The Men That Don’t Fit In

3 min read

I haven’t created any video or podcast since September, although I have written The feeling of importance, i was in a deep rot. So unstable and stressed. l used to struggle with getting left behind. I do compare myself to my tech buddies, for context i am a Software Engineer, that is what i started with before i realized i wanted to share ideas and started the podcast. Since i started creating content it has been a roller coaster ride, trying to balance. Sometimes i tell myself to drop the content to focus on tech but i am determined to keep the dream alive. I compare my Software engineering career to another Software engineer’s, i tell myself that i am not where i want to be, i feel bad, tell myself that content is a distraction. i end up locking in for a week before i get back to my senses.

These days i have decided that content is here to stay. From September till today it’s just been blank, i feel nothing, i think about nothing. No ideas, only that i need to clear my drafts. Maybe that’s it, clearing old work to make way for new stuff.

I looked back, “it’s November,” i told myself, “What have i accomplished?” My analytical mind trying to make inferences. I compare my tech career to someone’s, not giving myself some slack, trying to remind myself that i do so much other than programming.

Me during the writing of this article…

I encountered a video two weeks ago by Dry Creek Wrangler School on Youtube, The men that don’t fit in. He discussed the idea of being invited to talk on a podcast but never really fitting in; “I do podcasts but i’ll never fit in, i’m a Software Engineer but i’ll never fit in, i write but i’ll never fit in.” This was the discourse i had in my head when i finished watching the video. A new profound understanding overcame me. A man that fits in has a destination, a concrete “I want to get a job at Google,” or “I want to make X amount of money.” But a man that does not fit in has no destination because he’ll never fit in when he gets there.

You see, it’s not about the destination for these individuals but the journey. It’s not about taking a million steps in two months but having the opportunity to take a few steps everyday, enjoying the simple and delicate strides.

I have been on an ignorance is bliss vibe since the realization, i don’t know what anyone is doing and i don’t know anything that is happening unless it directly affects me.

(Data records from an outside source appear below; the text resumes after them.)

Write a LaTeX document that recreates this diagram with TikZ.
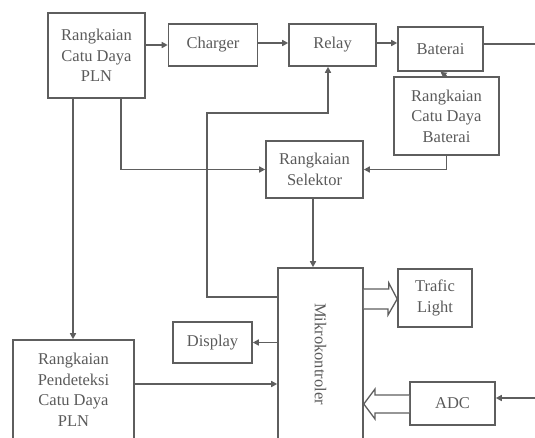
\documentclass[tikz,border=0pt]{standalone}
\usepackage{fontspec}
\setmainfont{Liberation Serif}
\usetikzlibrary{arrows.meta,positioning}
\definecolor{linegray}{HTML}{5E5E5E}
\definecolor{textgray}{HTML}{5A5A5A}
\tikzset{blok/.style={rectangle,draw=linegray,line width=1.6pt,align=center,text=textgray,
  font=\fontsize{16.5}{20.5}\selectfont,inner sep=0pt},
  hub/.style={draw=linegray,line width=1.5pt},
  hollow/.style={draw=linegray,line width=1.3pt,fill=white,line join=miter}}
\begin{document}
\begin{tikzpicture}[x=1pt,y=-1pt,>={Triangle[length=6pt,width=6pt]}]
        \useasboundingbox (0,0) rectangle (535,437);
        \clip (0,0) rectangle (535,437);

        \node[blok,minimum width=97pt,minimum height=85pt] (pln) at (96.5,55.5) {Rangkaian\\Catu Daya\\PLN};
        \node[blok,minimum width=89pt,minimum height=42pt] (charger) at (213,45) {Charger};
        \node[blok,minimum width=87pt,minimum height=42pt] (relay) at (332.5,45) {Relay};
        \node[blok,minimum width=85pt,minimum height=44pt] (baterai) at (440.5,49) {Baterai};
        \node[blok,minimum width=105pt,minimum height=78pt] (catubat) at (446.5,116) {Rangkaian\\Catu Daya\\Baterai};
        \node[blok,minimum width=97pt,minimum height=57pt] (selektor) at (314.5,169.5) {Rangkaian\\Selektor};
        \node[blok,minimum width=85pt,minimum height=172pt] (mikro) at (320.5,354) {\rotatebox{-90}{Mikrokontroler}};
        \node[blok,minimum width=74pt,minimum height=58pt] (trafic) at (435,298) {Trafic\\Light};
        \node[blok,minimum width=85pt,minimum height=43pt] (adc) at (452.5,403.5) {ADC};
        \node[blok,minimum width=79pt,minimum height=41pt] (display) at (212.5,342.5) {Display};
        \node[blok,minimum width=121pt,minimum height=100pt,text depth=0pt] (deteksi) at (73.5,390) {Rangkaian\\Pendeteksi\\Catu Daya\\PLN};

        \coordinate (batout) at (540,44);
        \coordinate (adcin) at (540,398);
        \coordinate (relayturn) at (207,113);

        \draw[hub,->] (pln.east |- charger) -- (charger.west);
        \draw[hub,->] (charger.east |- 0,43) -- (relay.west |- 0,43);
        \draw[hub,->] (relay.east |- 0,43) -- (baterai.west |- 0,43);
        \draw[hub] (baterai.east |- batout) -- (batout);
        \draw[hub,->] (catubat.north) -- (baterai.south);
        \draw[hub,->] (catubat.south) |- (selektor.east);
        \draw[hub,->] (pln.south -| 121,0) |- (selektor.west);
        \draw[hub,->] (pln.south -| 73,0) -- (deteksi.north -| 73,0);
        \draw[hub,->] (selektor.south -| 313,0) -- (mikro.north -| 313,0);
        \draw[hub,->] (mikro.west |- 0,297) -| (relayturn) -| (relay.south -| 328,0);
        \draw[hub,->] (mikro.west |- display) -- (display.east);
        \draw[hub,->] (deteksi.east |- 0,384) -- (mikro.west |- 0,384);
        \draw[hub,->] (adcin) -- (adc.east |- adcin);

        % panah berongga
        \draw[hollow] (mikro.east |- 0,289) -- ++(25,0) -- ++(0,-6) -- (trafic.west |- 0,299)
          -- (388,315) -- ++(0,-6) -- (mikro.east |- 0,309);
        \draw[hollow] (adc.west |- 0,395) -- (375,395) -- ++(0,-6) -- (mikro.east |- 0,404)
          -- (375,419) -- ++(0,-6) -- (adc.west |- 0,413);
\end{tikzpicture}
\end{document}
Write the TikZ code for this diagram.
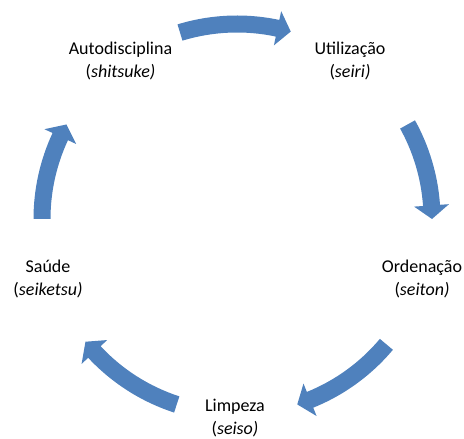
\documentclass[tikz,border=0pt]{standalone}
\usepackage{fontspec}
\setmainfont{Carlito}
\usepackage{tikz}
\usetikzlibrary{calc}

\definecolor{arrowblue}{RGB}{79,129,189}
\tikzset{
    label5s/.style={align=center, anchor=base, inner sep=0pt, font=\fontsize{13.5}{17.5}\selectfont},
    cyclefill/.style={fill=arrowblue, draw=none}
}
% block arrow on the circle round (c): tail angle, head base angle, tip angle
\newcommand{\cyclearrow}[3]{%
    \fill[cyclefill] ($(c)+(#1:203.5)$) arc[start angle=#1, end angle=#2, radius=203.5]
        -- ($(c)+(#2:212.5)$) -- ($(c)+(#3:195)$) -- ($(c)+(#2:177.5)$)
        -- ($(c)+(#2:186.5)$) arc[start angle=#2, end angle=#1, radius=186.5] -- cycle;}

\begin{document}
\begin{tikzpicture}[x=0.75pt,y=0.75pt]
        \useasboundingbox (0,0) rectangle (464,439);
        \coordinate (c) at (237,220);

        % the five steps (base = baseline of the second line)
        \node[label5s] (auto)  at (120.5,361) {Autodisciplina\\(\textit{shitsuke)}};
        \node[label5s] (util)  at (350,361)   {Utilização\\(\textit{seiri)}};
        \node[label5s] (orden) at (422,143)   {Ordenação\\(\textit{seiton)}};
        \node[label5s] (limp)  at (235,4)     {Limpeza\\(\textit{seiso)}};
        \node[label5s] (saude) at (48,143)    {Saúde\\(\textit{seiketsu)}};

        % arrows between the steps, clockwise
        \cyclearrow{107}{78}{74}     % auto -> util
        \cyclearrow{29}{4}{0}        % util -> orden
        \cyclearrow{-40}{-68}{-72}   % orden -> limp
        \cyclearrow{-108}{-137}{-141}% limp -> saude
        \cyclearrow{180}{155}{151}   % saude -> auto
    \end{tikzpicture}
\end{document}
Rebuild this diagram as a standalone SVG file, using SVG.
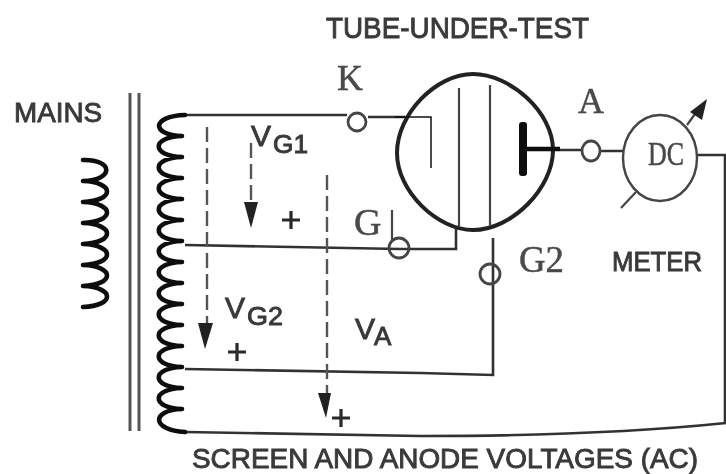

There is a certain mental clarity that comes with it. I am not aware or anyone’s accomplishments and triumphs, not that i’m jealous, i am simply ignorant about it.

These few months have helped me realize certain things, i used to be okay with solitude but i love connecting with people more, hearing ideas and stories.

This new understanding of myself would reflect in my content moving forward.

This is certainly not the last you’ll see of me this year, at least not across all creative channels. I hope you learned something from this short story of mine, i am excited for the new chapter. I’m sure you are too.